Io credo che l’arte elettronica in genere, la computer art in particolare, sia quella che maggiormente rappresenta il mondo contemporaneo, così complesso, così convulso eppure tanto nostro, tanto profondamente umano.

Oggi, momento in cui tutto appare normale e “assorbito”, forse per la prima volta nella storia, ci rendiamo conto che l’arte non copia o modifica la realtà, ma la inventa.
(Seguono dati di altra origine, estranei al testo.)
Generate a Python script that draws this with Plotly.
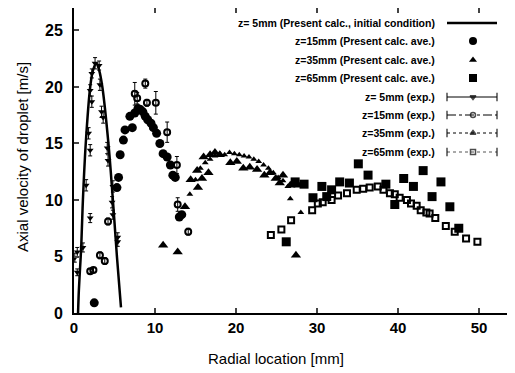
import plotly.graph_objects as go

# ---------------- data ----------------
calc5_x = [0.5, 0.6, 0.75, 0.9, 1.1, 1.45, 2.0, 2.35, 2.75, 3.1, 3.5, 4.25, 4.8, 5.3, 5.8]
calc5_y = [0, 2, 4, 6, 10, 15, 20, 21.5, 22.1, 21.5, 20, 15, 10, 5, 0.5]

calc15_x = [2.5, 5.3, 5.5, 5.7, 6.1, 6.3, 6.9, 7.2, 7.5, 7.9, 8.2, 8.5, 8.8, 9.1, 9.5, 9.8,
            10.2, 10.6, 11.0, 11.5, 11.9, 12.2, 12.5, 13.0, 13.3]
calc15_y = [0.9, 11.1, 12.0, 14.0, 15.3, 16.2, 17.4, 16.4, 17.7, 18.1, 18.0, 17.8, 17.4, 17.1,
            16.8, 16.4, 15.9, 15.0, 14.1, 13.8, 13.1, 12.2, 12.0, 8.5, 8.7]

calc35_x = [11.0, 12.8, 13.7, 14.4, 15.2, 15.3, 15.8, 16.0, 16.6, 16.8, 17.4, 18.0, 19.3, 20.1,
            20.9, 21.7, 22.6, 23.5, 24.2, 24.9, 25.4, 25.8, 26.7, 27.4, 27.7]
calc35_y = [6.0, 5.4, 9.4, 11.8, 12.6, 11.1, 11.9, 13.8, 12.4, 14.0, 14.2, 14.0, 13.3, 13.4,
            12.8, 12.9, 12.7, 12.2, 12.4, 11.9, 11.5, 12.2, 11.3, 5.1, 11.3]

calc65_x = [26.2, 27.3, 28.4, 29.5, 30.6, 31.2, 31.8, 32.8, 34.0, 35.1, 36.3, 38.5, 39.6, 40.7,
            41.9, 43.1, 44.2, 45.3, 46.4, 47.5]
calc65_y = [6.3, 11.6, 11.4, 10.2, 11.2, 10.3, 10.9, 11.6, 11.5, 13.2, 12.2, 11.4, 9.6, 11.9,
            11.2, 12.6, 10.3, 11.6, 9.4, 7.5]

exp5_x = [0.1, 0.4, 0.4, 1.1, 1.5, 1.8, 2.0, 2.0, 2.0, 2.2, 2.2, 2.6, 3.1, 3.2, 3.4, 3.6,
          4.1, 4.2, 4.7, 4.8, 4.8, 5.4, 5.4]
exp5_y = [4.9, 3.6, 5.4, 5.8, 11.3, 15.9, 19.7, 14.4, 8.4, 21.2, 18.7, 22.1, 21.9, 20.2, 17.8,
          17.3, 14.6, 13.5, 9.8, 11.2, 8.7, 6.7, 6.3]
exp5_err = [0.4, 0.3, 0.4, 0.4, 0.5, 0.5, 0.5, 0.5, 0.4, 0.4, 0.5, 0.5, 0.4, 0.5, 0.5, 0.5,
            0.5, 0.5, 0.5, 0.5, 0.4, 0.4, 0.4]

exp15_x = [2.0, 2.4, 3.2, 3.8, 4.2, 7.5, 7.8, 8.8, 9.0, 10.1, 11.5, 12.7, 12.8, 14.1]
exp15_y = [3.7, 3.8, 5.1, 4.6, 8.1, 19.4, 19.0, 20.3, 18.6, 18.6, 16.0, 13.1, 9.6, 7.2]
exp15_err = [0.2, 0.2, 0.3, 0.3, 0.3, 1.0, 0.5, 0.4, 0.3, 1.0, 0.9, 0.75, 0.6, 0.3]

exp35_x = [14.3, 15.0, 15.6, 16.2, 16.8, 17.4, 18.0, 18.6, 19.2, 19.8, 20.4, 21.0, 21.6, 22.2,
           22.8, 23.4, 24.0, 24.6, 25.2, 25.8, 26.4, 26.7, 28.0]
exp35_y = [10.5, 11.8, 12.8, 13.3, 13.6, 13.9, 14.1, 14.0, 14.2, 14.1, 14.0, 13.9, 13.8, 13.6,
           13.4, 13.1, 12.8, 12.4, 12.0, 11.7, 11.2, 10.1, 8.9]

exp65_x = [24.3, 25.6, 26.8, 29.4, 30.1, 30.7, 31.8, 32.6, 33.7, 34.9, 35.7, 36.5, 37.5, 38.2,
           39.0, 39.6, 40.2, 41.1, 41.6, 42.3, 42.8, 43.5, 43.9, 44.6, 45.9, 47.0, 48.4, 49.8]
exp65_y = [6.9, 7.4, 8.2, 9.1, 9.7, 9.8, 10.0, 10.4, 10.6, 10.9, 11.0, 11.1, 11.2, 10.9, 10.6,
           10.5, 10.2, 10.0, 9.7, 9.5, 9.1, 8.9, 8.8, 8.4, 7.7, 7.2, 6.6, 6.3]

legend_labels = [
    "z= 5mm (Present calc., initial condition)",
    "z=15mm (Present calc. ave.)",
    "z=35mm (Present calc. ave.)",
    "z=65mm (Present calc. ave.)",
    "z= 5mm (exp.)",
    "z=15mm (exp.)",
    "z=35mm (exp.)",
    "z=65mm (exp.)",
]

x_ticks = [0, 10, 20, 30, 40, 50]
y_ticks = [0, 5, 10, 15, 20, 25]
x_title = "Radial location [mm]"
y_title = "Axial velocity of droplet [m/s]"

# ---------------- figure ----------------
FONT = "Liberation Sans, Arial, sans-serif"
fig = go.Figure()

fig.add_trace(go.Scatter(x=calc5_x, y=calc5_y, mode="lines", line=dict(color="black", width=2.5),
                         line_shape="spline", showlegend=False))
fig.add_trace(go.Scatter(x=exp5_x, y=exp5_y, mode="markers",
                         marker=dict(symbol="triangle-down", size=6, color="black"),
                         error_y=dict(type="data", array=exp5_err, color="black", thickness=1, width=2),
                         showlegend=False))
fig.add_trace(go.Scatter(x=calc15_x, y=calc15_y, mode="markers",
                         marker=dict(symbol="circle", size=9, color="black"), showlegend=False))
fig.add_trace(go.Scatter(x=exp15_x, y=exp15_y, mode="markers",
                         marker=dict(symbol="circle-open", size=6, color="black", line=dict(width=2)),
                         error_y=dict(type="data", array=exp15_err, color="black", thickness=1, width=2),
                         showlegend=False))
fig.add_trace(go.Scatter(x=calc35_x, y=calc35_y, mode="markers",
                         marker=dict(symbol="triangle-up", size=9, color="black"), showlegend=False))
fig.add_trace(go.Scatter(x=exp35_x, y=exp35_y, mode="markers",
                         marker=dict(symbol="triangle-up", size=6, color="black"), showlegend=False))
fig.add_trace(go.Scatter(x=calc65_x, y=calc65_y, mode="markers",
                         marker=dict(symbol="square", size=9, color="black"), showlegend=False))
fig.add_trace(go.Scatter(x=exp65_x, y=exp65_y, mode="markers",
                         marker=dict(symbol="square-open", size=6, color="black", line=dict(width=2)),
                         showlegend=False))

# ---------------- manual legend (text right, sample to the right) ----------------
# page pixel coordinates (page has an 8px body margin)
L_PX, T_PX, W_PX, H_PX = 74, 8, 441, 305
def fx(px):
    return (px - L_PX) / W_PX
def fy(py):
    return (T_PX + H_PX - py) / H_PX

row_py = [23, 41, 60, 78, 97, 115, 133, 152]
x0, xm, x1 = fx(447), fx(473), fx(497)
samples = [
    dict(line=None, sym="circle", size=0),
    dict(line=None, sym="circle", size=8),
    dict(line=None, sym="triangle-up", size=7),
    dict(line=None, sym="square", size=8),
    dict(line="solid", sym="triangle-down", size=5, color="black"),
    dict(line="dashdot", sym="circle-open", size=5, color="black"),
    dict(line="dot", sym="triangle-up", size=5, color="black"),
    dict(line="dot", sym="square-open", size=5, color="#555555"),
]
for i, (lab, py) in enumerate(zip(legend_labels, row_py)):
    fig.add_annotation(x=fx(437), y=fy(py), xref="paper", yref="paper", text="<b>" + lab + "</b>",
                       showarrow=False, xanchor="right", yanchor="middle",
                       font=dict(family=FONT, size=10.5, color="black"))
    s = samples[i]
    yy = fy(py)
    if i == 0:
        fig.add_trace(go.Scatter(x=[x0, x1], y=[yy, yy], xaxis="x2", yaxis="y2", mode="lines",
                                 line=dict(color="black", width=2.5), showlegend=False))
    elif s["line"] is None:
        fig.add_trace(go.Scatter(x=[xm], y=[yy], xaxis="x2", yaxis="y2", mode="markers",
                                 marker=dict(symbol=s["sym"], size=s["size"], color="black"),
                                 showlegend=False))
    else:
        fig.add_trace(go.Scatter(x=[x0, xm, x1], y=[yy, yy, yy], xaxis="x2", yaxis="y2",
                                 mode="lines+markers",
                                 line=dict(color=s["color"], width=1, dash=s["line"]),
                                 marker=dict(symbol=["line-ns-open", s["sym"], "line-ns-open"],
                                             size=[6, s["size"], 6], color="black",
                                             line=dict(width=1.5, color="black")),
                                 showlegend=False))

# axis titles as annotations (reference's x title is not centred on the clipped plot)
fig.add_annotation(x=fx(276), y=fy(358), xref="paper", yref="paper", text=x_title,
                   showarrow=False, xanchor="center", yanchor="middle",
                   font=dict(family=FONT, size=15, color="black"))
fig.add_annotation(x=fx(22), y=fy(157), xref="paper", yref="paper", text=y_title,
                   showarrow=False, xanchor="center", yanchor="middle", textangle=-90,
                   font=dict(family=FONT, size=15, color="black"))

fig.update_layout(
    width=507, height=365,
    margin=dict(l=66, r=0, t=0, b=60),
    paper_bgcolor="white", plot_bgcolor="white",
    font=dict(family=FONT, color="black"),
    xaxis=dict(range=[0, 54.44], tickvals=x_ticks, ticks="inside", ticklen=5, tickwidth=1.5,
               showline=True, linewidth=2, linecolor="black", mirror="ticks", showgrid=False,
               zeroline=False, automargin=False, tickfont=dict(family=FONT, size=15, weight="bold")),
    yaxis=dict(range=[0, 26.99], tickvals=y_ticks, ticks="inside", ticklen=5, tickwidth=1.5,
               showline=True, linewidth=2, linecolor="black", mirror=False, showgrid=False,
               zeroline=False, automargin=False, ticklabelstandoff=6,
               tickfont=dict(family=FONT, size=16, weight="bold")),
    xaxis2=dict(overlaying="x", range=[0, 1], visible=False, fixedrange=True, automargin=False),
    yaxis2=dict(overlaying="y", range=[0, 1], visible=False, fixedrange=True, automargin=False),
)

fig.write_html("out.html")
Ci muoviamo dentro questo nuovo mondo in costruzione intuendo, creando possibili strade alternative, pur se guidati dalle ferree leggi dell’arte.

La grandiosa differenza con le circostanze passate sta nella possibilità di svincolarsi dai limiti delle normali percezioni; con l’immaginazione possiamo dare una nuova forma non solo agli oggetti, ma soprattutto alla sensibilità. Ecco, riusciamo così a “vedere” anche l’arte con occhi nuovi.

E giorno dopo giorno contribuiamo alla creazione e alla diffusione di un’arte immateriale che ci appartiene profondamente. Giorno dopo giorno inventiamo una storia. Una storia dell’arte.